В том, что уже не первый раз избранное Пригова составляет не сам поэт, нет ничего удивительного. Пригов неоднократно повторял и повторяет, что не в состоянии отличить удачные тексты от менее удачных. Может быть, поэтому вместо качественного критерия в свое время им был выдвинут количественный: дневная норма – три стихотворения, а общий итог сначала был обозначен как 10 тысяч текстов, потом – 20 тысяч, но когда и этот барьер оказался преодоленным, появилась новая цифра – 24 тысячи.
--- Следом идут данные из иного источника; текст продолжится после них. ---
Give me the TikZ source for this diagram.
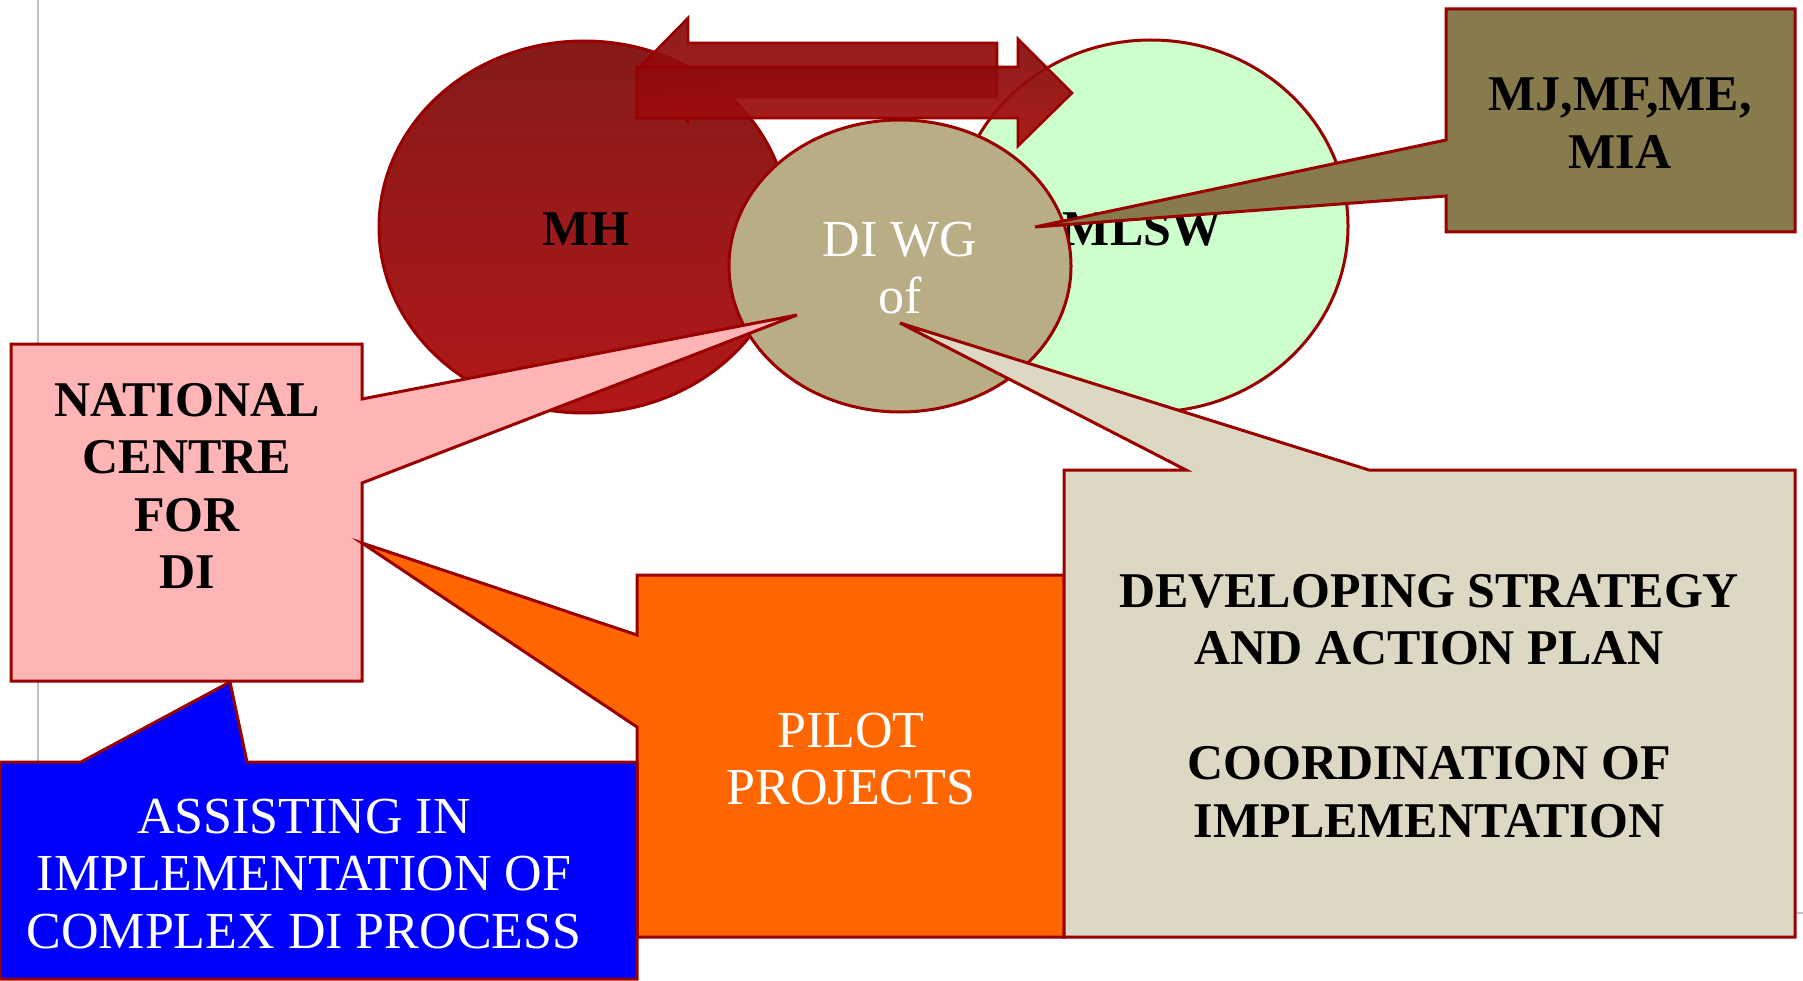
\documentclass[tikz,border=0pt]{standalone}
\usepackage{fontspec}
\setmainfont{Liberation Serif}
\definecolor{brd}{HTML}{990000}
\definecolor{mhtop}{HTML}{861A1A}
\definecolor{mhbot}{HTML}{B21818}
\definecolor{mlswfill}{HTML}{CCFFCC}
\definecolor{diwgfill}{HTML}{B8AD85}
\definecolor{pinkfill}{HTML}{FFB5B5}
\definecolor{olivefill}{HTML}{877A4D}
\definecolor{beigefill}{HTML}{DDD8C4}
\definecolor{orangefill}{HTML}{FF6600}
\definecolor{bluefill}{HTML}{0000FF}
\definecolor{arrtop}{HTML}{850C0C}
\definecolor{arrbot}{HTML}{A80C0C}
\tikzset{
  shp/.style={draw=brd, line width=3pt, line join=miter},
  boldtxt/.style={font=\fontsize{50}{57.5}\selectfont\bfseries, align=center, text=black, inner sep=0pt},
  regtxt/.style={font=\fontsize{52}{57.5}\selectfont, align=center, text=white, inner sep=0pt},
  bigarrow/.style={draw=brd, line width=2.6pt, top color=arrtop, bottom color=arrbot, fill opacity=0.93},
}
\begin{document}
\begin{tikzpicture}[x=1pt,y=-1pt]
\useasboundingbox (0,0) rectangle (1803,981);
% gray guide lines
\draw[line width=2.2pt, color=gray!50] (38,0) -- (38,762);
\draw[line width=2.2pt, color=gray!50] (1797,913) -- (1803,913);
% MH ellipse
\path[shp, top color=mhtop, bottom color=mhbot] (584,227) ellipse [x radius=205, y radius=186];
\node[boldtxt] (mh) at (586,229) {MH};
% MLSW ellipse
\path[shp, fill=mlswfill] (1151,226) ellipse [x radius=197, y radius=186];
\node[boldtxt] (mlsw) at (1142,229) {MLSW};
% double arrow
\path[bigarrow] (997,43) -- (688,43) -- (688,18) -- (637,70) -- (688,122) -- (688,97) -- (997,97) -- cycle;
\path[bigarrow] (637,67) -- (1018,67) -- (1018,39) -- (1072,93) -- (1018,146) -- (1018,118) -- (637,118) -- cycle;
% DI WG ellipse
\path[shp, fill=diwgfill] (900,266) ellipse [x radius=171, y radius=146];
\node[regtxt] (diwg) at (900,268) {DI WG\\of};
% olive callout
\path[shp, fill=olivefill] (1446,9) -- (1795,9) -- (1795,232) -- (1446,232) -- (1446,196) -- (1035,227) -- (1446,140) -- cycle;
\node[boldtxt] (minis) at (1620,123) {MJ,MF,ME,\\MIA};
% pink callout
\path[shp, fill=pinkfill] (11,344) -- (362,344) -- (362,399) -- (797,315) -- (362,483) -- (362,681) -- (11,681) -- cycle;
\node[boldtxt] (ncdi) at (187,486) {NATIONAL\\CENTRE\\FOR\\DI};
% orange callout
\path[shp, fill=orangefill] (637,575) -- (1064,575) -- (1064,937) -- (637,937) -- (637,727) -- (362,543) -- (637,635) -- cycle;
\node[regtxt] (pilot) at (851,759) {PILOT\\PROJECTS};
% blue callout
\path[shp, fill=bluefill] (0,762) -- (81,762) -- (230,682) -- (247,762) -- (637,762) -- (637,979) -- (0,979) -- cycle;
\node[regtxt] (assist) at (304,874) {ASSISTING IN\\IMPLEMENTATION OF\\COMPLEX DI PROCESS};
% beige callout
\path[shp, fill=beigefill] (1064,470) -- (1186,470) -- (900,323) -- (1369,470) -- (1795,470) -- (1795,937) -- (1064,937) -- cycle;
\node[boldtxt] (strat) at (1429,706) {DEVELOPING STRATEGY\\AND ACTION PLAN\\[57.5pt]COORDINATION OF\\IMPLEMENTATION};
\end{tikzpicture}
\end{document}
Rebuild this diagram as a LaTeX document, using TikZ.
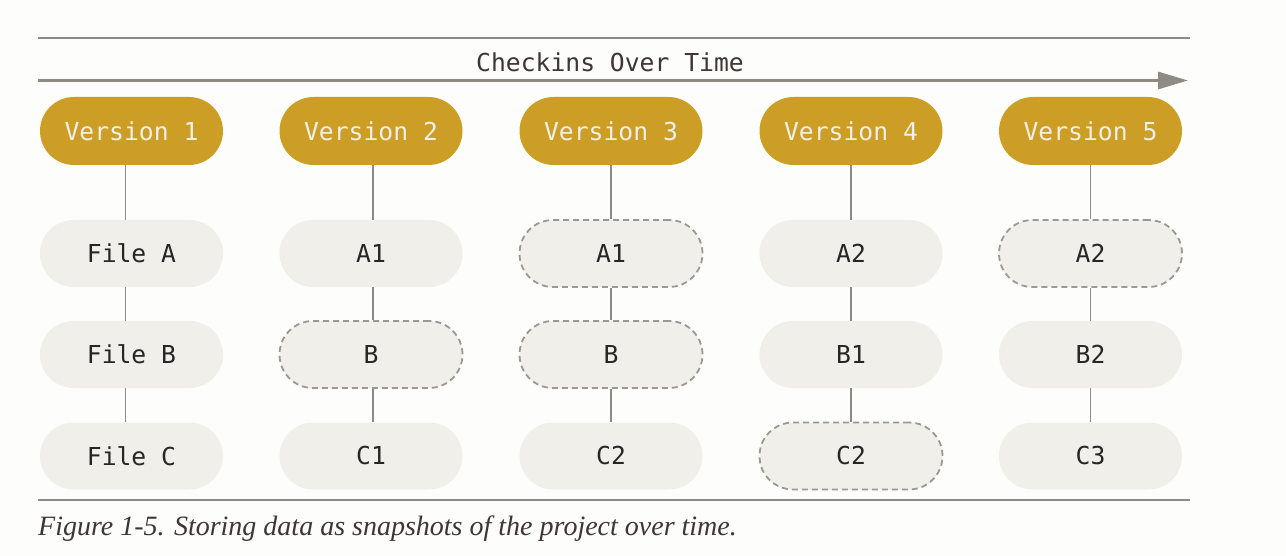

Пригова называли «могильщиком советской литературы». Советская литература благополучно скончалась, но могильщик не остался без работы – объектом его исследований является тоталитарное мышление, в том числе традиционная российская ментальность. Но на поэтику Пригова можно взглянуть и под другим, так сказать, психоаналитическим углом зрения. Творчество Пригова – это попытка скрыть и одновременно реализовать целый ряд комплексов. Только комплексы Пригова – не психоаналитические, а культурные и соответствуют ролям, которые хотелось бы воплотить, да нельзя: поэт-морализатор (отсюда отчетливость морального суда без примет унылого морализаторства), поэт-гражданин (из хрестоматийной формулы Некрасова «Поэтом можешь ты не быть, но гражданином быть обязан»), поэт-пророк, поэт-иммигрант, а точнее, поэт-немец из выражения «Что русскому – здорово, то немцу – смерть» (чисто немецкое изумление по поводу традиционной русской беспорядочности, для русских – родной, для педантичных немцев – ужасающей).
Ряд может быть продолжен – поэт-хулиган, поэт-некрофил, конечно, поэт-графоман и т. д. Собранные воедино поэтические позы, некогда самоценные, составляют для Пригова один гигантский комплекс Поэта – именно его Пригов изживает в своем творчестве, а сам процесс фиксируется в стихотворных или прозаических строчках. Оставаясь поэтом нового времени, Пригов изживает комплекс Поэта предыдущих эпох и в наиболее удачных текстах обозначает, возможно, самое главное сегодня: границу между поэзией и непоэзией, искусством и неисскуством. Эта граница в каждую эпоху разная, поэтому метод Пригова можно назвать поэтической географией или поэтической топографией. Некоторые границы устаревают, их заменяют новые, другие же до сих пор сохраняют неприкосновенность.